Is that a fair description, or can you correct it in any way?
Keith Alexander: That is correct, Senator. [underline/italics added]
Some time after this post Josh Gerstein reported on Keith Alexander confirming the Iran targeting.
The NYT today:
One document also reveals a new nugget that fills in a timeline about surveillance: a key date for a companion N.S.A. program that collected records about Americans’ emails and other Internet communications in bulk. The N.S.A. ended that program in 2011 and declassified its existence after the Snowden disclosures.
In 2009, the N.S.A. realized that there were problems with the Internet records program as well and turned it off. It then later obtained Judge Bates’s permission to turn it back on and expand it.
When the government declassified his ruling permitting the program to resume, the date was redacted. The report says it happened in July 2010.
emptywheel in November 2013:
I’ve seen a lot of outright errors in the reporting on the John Bates opinion authorizing the government to restart the Internet metadata program released on Monday.
Bates’ opinion was likely written in July 2010.
[snip]
It had to have been written after June 21, 2010 and probably dates to between June 21 and July 23, 2010, because page 92 footnote 78 cites Holder v. HLP (which was released on June 21), but uses a “WL” citation; by July 23 the “S. Ct.” citation was available. (h/t to Document Exploitation for this last observation).
So: it had to have been written between June 21, 2010 and October 3, 2011, but was almost certainly written sometime in the July 2010 timeframe.
The latter oversight is understandable, as this story — which has been cited in court filings — misread Claire Eagan’s discussions of earlier bulk opinions, which quoted several sentences of Bates’ earlier one (though it was not the among the stories that really botched the timing of the Bates opinion).
In September, the Obama administration declassified and released a lengthy opinion by Judge Claire Eagan of the surveillance court, written a month earlier and explaining why the panel had given legal blessing to the call log program. A largely overlooked passage of her ruling suggested that the court has also issued orders for at least two other types of bulk data collection.
Specifically, Judge Eagan noted that the court had previously examined the issue of what records are relevant to an investigation for the purpose of “bulk collections,” plural. There followed more than six lines that were censored in the publicly released version of her opinion.

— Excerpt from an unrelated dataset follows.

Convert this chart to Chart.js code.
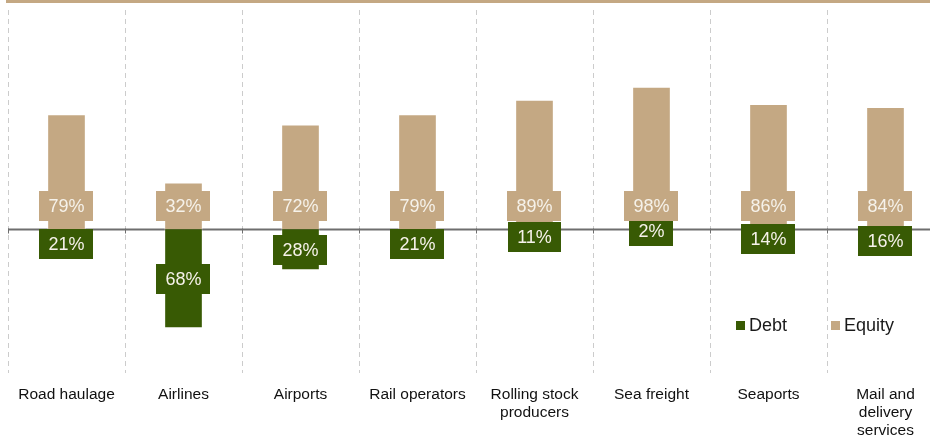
<!DOCTYPE html>
<html lang="en">
  <head>
    <meta charset="UTF-8" />
    <title>Debt and equity by transport sector</title>
    <style>
      html, body {
        margin: 0;
        padding: 0;
        background: #ffffff;
        overflow: hidden;
        font-family: Arial, "Liberation Sans", sans-serif;
      }
      .chart-container {
        position: relative;
        width: 952px;
        height: 439px;
      }
      #legend {
        position: absolute;
        left: 736px;
        top: 314px;
        display: flex;
        font-size: 18px;
        line-height: 22px;
        color: #1a1a1a;
      }
      #legend .item {
        display: flex;
        align-items: center;
        margin-right: 44px;
      }
      #legend .swatch {
        width: 9px;
        height: 9px;
        margin-right: 4px;
      }
    </style>
  </head>
  <body>
    <div class="chart-container">
      <canvas id="myChart"></canvas>
      <div id="legend"></div>
    </div>

    <script src="https://cdn.jsdelivr.net/npm/chart.js"></script>

    <script>
      // data (share of financing, %)
      const categories = [
        ["Road haulage"],
        ["Airlines"],
        ["Airports"],
        ["Rail operators"],
        ["Rolling stock", "producers"],
        ["Sea freight"],
        ["Seaports"],
        ["Mail and", "delivery", "services"],
      ];
      const debt = [21, 68, 28, 21, 11, 2, 14, 16];
      const equity = [79, 32, 72, 79, 89, 98, 86, 84];

      const TAN = "#c4a883";
      const GREEN = "#385a04";

      // decorations: tan rule at the top, zero line with small ticks
      const frame = {
        id: "frame",
        beforeDraw(chart) {
          const c = chart.ctx;
          c.save();
          c.fillStyle = TAN;
          c.fillRect(6, 0, chart.width, 3);
          c.restore();
        },
        beforeDatasetsDraw(chart) {
          const c = chart.ctx;
          const area = chart.chartArea;
          const y0 = Math.round(chart.scales.y.getPixelForValue(0)) + 0.5;
          c.save();
          c.strokeStyle = "#6e6e6e";
          c.lineWidth = 2;
          c.beginPath();
          c.moveTo(area.left, y0);
          c.lineTo(area.right, y0);
          c.stroke();
          c.lineWidth = 1;
          const n = categories.length;
          const step = (area.right - area.left) / n;
          for (let i = 0; i <= n; i++) {
            const x = Math.round(area.left + i * step) + 0.5;
            c.beginPath();
            c.moveTo(x, y0 - 1);
            c.lineTo(x, y0 + 4);
            c.stroke();
          }
          c.restore();
        },
      };

      // value labels in coloured boxes
      const boxLabels = {
        id: "boxLabels",
        afterDatasetsDraw(chart) {
          const c = chart.ctx;
          const y0 = chart.scales.y.getPixelForValue(0);
          c.save();
          c.font = "18px Arial, 'Liberation Sans', sans-serif";
          c.textAlign = "center";
          c.textBaseline = "middle";
          // debt first, so equity boxes sit on top
          [0, 1].forEach((di) => {
            const ds = chart.data.datasets[di];
            const meta = chart.getDatasetMeta(di);
            meta.data.forEach((el, i) => {
              const txt = Math.abs(ds.data[i]) + "%";
              const w = c.measureText(txt).width + 18;
              const h = 30;
              const cy = di === 1 ? y0 - 23 : (el.y + el.base) / 2;
              c.fillStyle = ds.backgroundColor;
              c.fillRect(Math.round(el.x - w / 2), Math.round(cy - h / 2), Math.round(w), h);
              c.fillStyle = "#f6f2ea";
              c.fillText(txt, el.x, cy + 1);
            });
          });
          c.restore();
        },
      };

      const ctx = document.getElementById("myChart").getContext("2d");
      const myChart = new Chart(ctx, {
        type: "bar",
        data: {
          labels: categories,
          datasets: [
            {
              label: "Debt",
              data: debt.map((v) => -v),
              backgroundColor: GREEN,
              borderColor: "rgba(255,255,255,0.35)",
              borderWidth: 1,
              barThickness: 38,
            },
            {
              label: "Equity",
              data: equity,
              backgroundColor: TAN,
              borderColor: "rgba(255,255,255,0.45)",
              borderWidth: 1,
              barThickness: 38,
            },
          ],
        },
        options: {
          responsive: true,
          maintainAspectRatio: false,
          animation: false,
          layout: { padding: { left: 8, right: 8, top: 10, bottom: 0 } },
          plugins: {
            legend: { display: false },
            tooltip: { enabled: false },
          },
          scales: {
            x: {
              stacked: true,
              grid: {
                display: true,
                offset: true,
                color: "#cccccc",
                lineWidth: 1,
                drawTicks: false,
              },
              border: { display: false, dash: [5, 4] },
              ticks: {
                color: "#111111",
                padding: 13,
                maxRotation: 0,
                autoSkip: false,
                font: { family: "Arial, 'Liberation Sans', sans-serif", size: 15.5, lineHeight: "18px" },
              },
              afterFit(scale) {
                scale.height = 66;
              },
            },
            y: {
              stacked: true,
              display: false,
              min: -99,
              max: 151,
            },
          },
        },
        plugins: [frame, boxLabels],
      });

      // legend built from the datasets
      const legend = document.getElementById("legend");
      myChart.data.datasets.forEach((ds) => {
        const item = document.createElement("div");
        item.className = "item";
        const sw = document.createElement("span");
        sw.className = "swatch";
        sw.style.background = ds.backgroundColor;
        item.appendChild(sw);
        item.appendChild(document.createTextNode(ds.label));
        legend.appendChild(item);
      });
    </script>
  </body>
</html>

There have been multiple pieces of evidence to confirm my earlier July 2010 deduction since.
The big news in the NYT story (though not necessarily the NYT documents, which I’ll return to) is that in 2010, Verizon Wireless also received phone dragnet orders. I’ll return to what that tells us too.
But the news that Iran was targeted under the phone dragnet was confirmed publicly — and reported here — in a prepared statement from the Senate Intelligence Chair and confirmed by the Director of National Security Agency a week after the first Snowden leak story.